--- Given instruction ---
Leaving the pictures aside, transcribe every line below exactly.

* BEGIN Data lines *

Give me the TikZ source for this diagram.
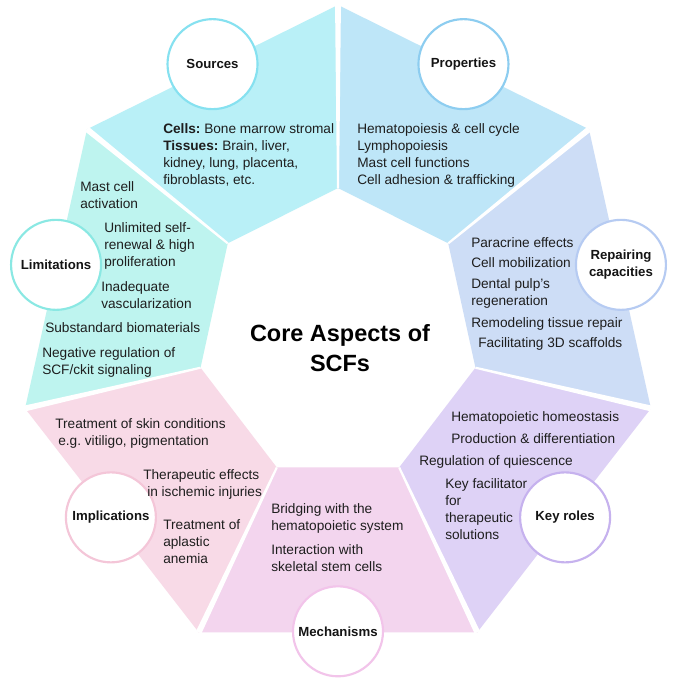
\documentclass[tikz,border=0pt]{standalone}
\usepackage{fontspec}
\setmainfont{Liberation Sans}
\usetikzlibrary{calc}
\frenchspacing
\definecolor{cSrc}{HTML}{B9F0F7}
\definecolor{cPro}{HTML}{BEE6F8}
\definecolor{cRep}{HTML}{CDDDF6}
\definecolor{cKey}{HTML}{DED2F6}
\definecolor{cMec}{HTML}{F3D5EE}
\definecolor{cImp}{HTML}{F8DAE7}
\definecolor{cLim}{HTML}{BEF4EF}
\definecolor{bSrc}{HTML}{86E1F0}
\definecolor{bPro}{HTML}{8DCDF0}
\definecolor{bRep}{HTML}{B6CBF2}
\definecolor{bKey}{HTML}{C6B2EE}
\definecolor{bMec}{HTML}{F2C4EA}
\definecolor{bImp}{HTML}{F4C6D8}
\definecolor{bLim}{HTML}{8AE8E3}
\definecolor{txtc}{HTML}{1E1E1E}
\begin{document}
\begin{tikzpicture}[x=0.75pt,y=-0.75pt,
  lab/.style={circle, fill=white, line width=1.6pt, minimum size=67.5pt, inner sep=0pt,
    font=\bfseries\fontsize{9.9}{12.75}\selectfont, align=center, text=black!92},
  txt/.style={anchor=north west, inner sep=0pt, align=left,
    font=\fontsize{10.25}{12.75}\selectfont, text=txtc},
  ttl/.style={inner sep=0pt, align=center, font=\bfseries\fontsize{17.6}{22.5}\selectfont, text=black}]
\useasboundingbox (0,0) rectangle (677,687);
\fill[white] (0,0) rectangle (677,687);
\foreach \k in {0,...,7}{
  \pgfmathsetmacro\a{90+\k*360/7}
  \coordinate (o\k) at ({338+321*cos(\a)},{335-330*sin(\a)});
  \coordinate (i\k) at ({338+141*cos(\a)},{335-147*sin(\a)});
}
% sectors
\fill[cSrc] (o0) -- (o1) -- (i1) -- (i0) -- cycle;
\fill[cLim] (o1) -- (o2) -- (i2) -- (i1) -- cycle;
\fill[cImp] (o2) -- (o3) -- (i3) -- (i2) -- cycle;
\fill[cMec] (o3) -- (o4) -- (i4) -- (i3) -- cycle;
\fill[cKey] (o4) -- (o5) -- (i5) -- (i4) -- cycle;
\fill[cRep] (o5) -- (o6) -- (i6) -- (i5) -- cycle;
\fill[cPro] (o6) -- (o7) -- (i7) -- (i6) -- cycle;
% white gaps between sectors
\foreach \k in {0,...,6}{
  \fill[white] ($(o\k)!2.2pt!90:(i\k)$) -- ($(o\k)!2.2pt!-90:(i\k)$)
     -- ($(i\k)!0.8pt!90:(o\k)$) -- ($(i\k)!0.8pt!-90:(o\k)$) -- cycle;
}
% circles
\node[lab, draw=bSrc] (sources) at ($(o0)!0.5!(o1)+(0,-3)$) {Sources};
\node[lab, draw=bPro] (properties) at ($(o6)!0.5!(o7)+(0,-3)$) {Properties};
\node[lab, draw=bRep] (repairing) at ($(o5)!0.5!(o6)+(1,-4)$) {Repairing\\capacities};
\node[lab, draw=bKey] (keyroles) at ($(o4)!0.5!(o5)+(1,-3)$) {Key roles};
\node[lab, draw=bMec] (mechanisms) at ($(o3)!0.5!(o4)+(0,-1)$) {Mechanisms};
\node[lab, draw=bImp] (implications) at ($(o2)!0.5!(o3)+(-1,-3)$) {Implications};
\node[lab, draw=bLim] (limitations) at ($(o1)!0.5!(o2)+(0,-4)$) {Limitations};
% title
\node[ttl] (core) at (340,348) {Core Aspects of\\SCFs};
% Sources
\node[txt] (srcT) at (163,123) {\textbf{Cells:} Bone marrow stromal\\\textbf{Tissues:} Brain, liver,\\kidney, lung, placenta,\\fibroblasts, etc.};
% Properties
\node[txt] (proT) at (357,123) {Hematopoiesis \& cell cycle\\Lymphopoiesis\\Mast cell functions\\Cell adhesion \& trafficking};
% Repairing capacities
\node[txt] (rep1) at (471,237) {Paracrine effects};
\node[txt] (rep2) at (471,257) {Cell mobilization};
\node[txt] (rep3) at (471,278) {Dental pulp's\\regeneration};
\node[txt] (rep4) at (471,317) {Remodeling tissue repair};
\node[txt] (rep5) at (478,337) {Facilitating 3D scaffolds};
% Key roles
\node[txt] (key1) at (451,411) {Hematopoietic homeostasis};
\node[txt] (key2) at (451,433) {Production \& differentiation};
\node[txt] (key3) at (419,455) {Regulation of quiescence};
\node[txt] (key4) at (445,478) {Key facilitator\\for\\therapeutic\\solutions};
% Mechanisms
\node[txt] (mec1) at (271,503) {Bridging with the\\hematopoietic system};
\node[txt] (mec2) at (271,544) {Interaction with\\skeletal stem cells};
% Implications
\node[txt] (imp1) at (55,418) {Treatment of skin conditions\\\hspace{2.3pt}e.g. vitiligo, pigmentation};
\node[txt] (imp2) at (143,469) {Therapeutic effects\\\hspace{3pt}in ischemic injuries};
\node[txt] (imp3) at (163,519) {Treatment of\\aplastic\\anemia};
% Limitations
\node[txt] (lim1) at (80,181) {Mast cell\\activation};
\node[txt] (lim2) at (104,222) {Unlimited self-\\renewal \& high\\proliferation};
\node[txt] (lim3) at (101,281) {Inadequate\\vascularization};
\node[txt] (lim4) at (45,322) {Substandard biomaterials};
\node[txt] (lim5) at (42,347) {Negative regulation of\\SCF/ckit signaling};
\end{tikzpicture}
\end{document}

* END Data lines *

--- Exercise answer ---
Give me the TikZ source for this diagram.
\documentclass[tikz,border=0pt]{standalone}
\usepackage{fontspec}
\setmainfont{Liberation Sans}
\usetikzlibrary{calc}
\frenchspacing
\definecolor{cSrc}{HTML}{B9F0F7}
\definecolor{cPro}{HTML}{BEE6F8}
\definecolor{cRep}{HTML}{CDDDF6}
\definecolor{cKey}{HTML}{DED2F6}
\definecolor{cMec}{HTML}{F3D5EE}
\definecolor{cImp}{HTML}{F8DAE7}
\definecolor{cLim}{HTML}{BEF4EF}
\definecolor{bSrc}{HTML}{86E1F0}
\definecolor{bPro}{HTML}{8DCDF0}
\definecolor{bRep}{HTML}{B6CBF2}
\definecolor{bKey}{HTML}{C6B2EE}
\definecolor{bMec}{HTML}{F2C4EA}
\definecolor{bImp}{HTML}{F4C6D8}
\definecolor{bLim}{HTML}{8AE8E3}
\definecolor{txtc}{HTML}{1E1E1E}
\begin{document}
\begin{tikzpicture}[x=0.75pt,y=-0.75pt,
  lab/.style={circle, fill=white, line width=1.6pt, minimum size=67.5pt, inner sep=0pt,
    font=\bfseries\fontsize{9.9}{12.75}\selectfont, align=center, text=black!92},
  txt/.style={anchor=north west, inner sep=0pt, align=left,
    font=\fontsize{10.25}{12.75}\selectfont, text=txtc},
  ttl/.style={inner sep=0pt, align=center, font=\bfseries\fontsize{17.6}{22.5}\selectfont, text=black}]
\useasboundingbox (0,0) rectangle (677,687);
\fill[white] (0,0) rectangle (677,687);
\foreach \k in {0,...,7}{
  \pgfmathsetmacro\a{90+\k*360/7}
  \coordinate (o\k) at ({338+321*cos(\a)},{335-330*sin(\a)});
  \coordinate (i\k) at ({338+141*cos(\a)},{335-147*sin(\a)});
}
% sectors
\fill[cSrc] (o0) -- (o1) -- (i1) -- (i0) -- cycle;
\fill[cLim] (o1) -- (o2) -- (i2) -- (i1) -- cycle;
\fill[cImp] (o2) -- (o3) -- (i3) -- (i2) -- cycle;
\fill[cMec] (o3) -- (o4) -- (i4) -- (i3) -- cycle;
\fill[cKey] (o4) -- (o5) -- (i5) -- (i4) -- cycle;
\fill[cRep] (o5) -- (o6) -- (i6) -- (i5) -- cycle;
\fill[cPro] (o6) -- (o7) -- (i7) -- (i6) -- cycle;
% white gaps between sectors
\foreach \k in {0,...,6}{
  \fill[white] ($(o\k)!2.2pt!90:(i\k)$) -- ($(o\k)!2.2pt!-90:(i\k)$)
     -- ($(i\k)!0.8pt!90:(o\k)$) -- ($(i\k)!0.8pt!-90:(o\k)$) -- cycle;
}
% circles
\node[lab, draw=bSrc] (sources) at ($(o0)!0.5!(o1)+(0,-3)$) {Sources};
\node[lab, draw=bPro] (properties) at ($(o6)!0.5!(o7)+(0,-3)$) {Properties};
\node[lab, draw=bRep] (repairing) at ($(o5)!0.5!(o6)+(1,-4)$) {Repairing\\capacities};
\node[lab, draw=bKey] (keyroles) at ($(o4)!0.5!(o5)+(1,-3)$) {Key roles};
\node[lab, draw=bMec] (mechanisms) at ($(o3)!0.5!(o4)+(0,-1)$) {Mechanisms};
\node[lab, draw=bImp] (implications) at ($(o2)!0.5!(o3)+(-1,-3)$) {Implications};
\node[lab, draw=bLim] (limitations) at ($(o1)!0.5!(o2)+(0,-4)$) {Limitations};
% title
\node[ttl] (core) at (340,348) {Core Aspects of\\SCFs};
% Sources
\node[txt] (srcT) at (163,123) {\textbf{Cells:} Bone marrow stromal\\\textbf{Tissues:} Brain, liver,\\kidney, lung, placenta,\\fibroblasts, etc.};
% Properties
\node[txt] (proT) at (357,123) {Hematopoiesis \& cell cycle\\Lymphopoiesis\\Mast cell functions\\Cell adhesion \& trafficking};
% Repairing capacities
\node[txt] (rep1) at (471,237) {Paracrine effects};
\node[txt] (rep2) at (471,257) {Cell mobilization};
\node[txt] (rep3) at (471,278) {Dental pulp's\\regeneration};
\node[txt] (rep4) at (471,317) {Remodeling tissue repair};
\node[txt] (rep5) at (478,337) {Facilitating 3D scaffolds};
% Key roles
\node[txt] (key1) at (451,411) {Hematopoietic homeostasis};
\node[txt] (key2) at (451,433) {Production \& differentiation};
\node[txt] (key3) at (419,455) {Regulation of quiescence};
\node[txt] (key4) at (445,478) {Key facilitator\\for\\therapeutic\\solutions};
% Mechanisms
\node[txt] (mec1) at (271,503) {Bridging with the\\hematopoietic system};
\node[txt] (mec2) at (271,544) {Interaction with\\skeletal stem cells};
% Implications
\node[txt] (imp1) at (55,418) {Treatment of skin conditions\\\hspace{2.3pt}e.g. vitiligo, pigmentation};
\node[txt] (imp2) at (143,469) {Therapeutic effects\\\hspace{3pt}in ischemic injuries};
\node[txt] (imp3) at (163,519) {Treatment of\\aplastic\\anemia};
% Limitations
\node[txt] (lim1) at (80,181) {Mast cell\\activation};
\node[txt] (lim2) at (104,222) {Unlimited self-\\renewal \& high\\proliferation};
\node[txt] (lim3) at (101,281) {Inadequate\\vascularization};
\node[txt] (lim4) at (45,322) {Substandard biomaterials};
\node[txt] (lim5) at (42,347) {Negative regulation of\\SCF/ckit signaling};
\end{tikzpicture}
\end{document}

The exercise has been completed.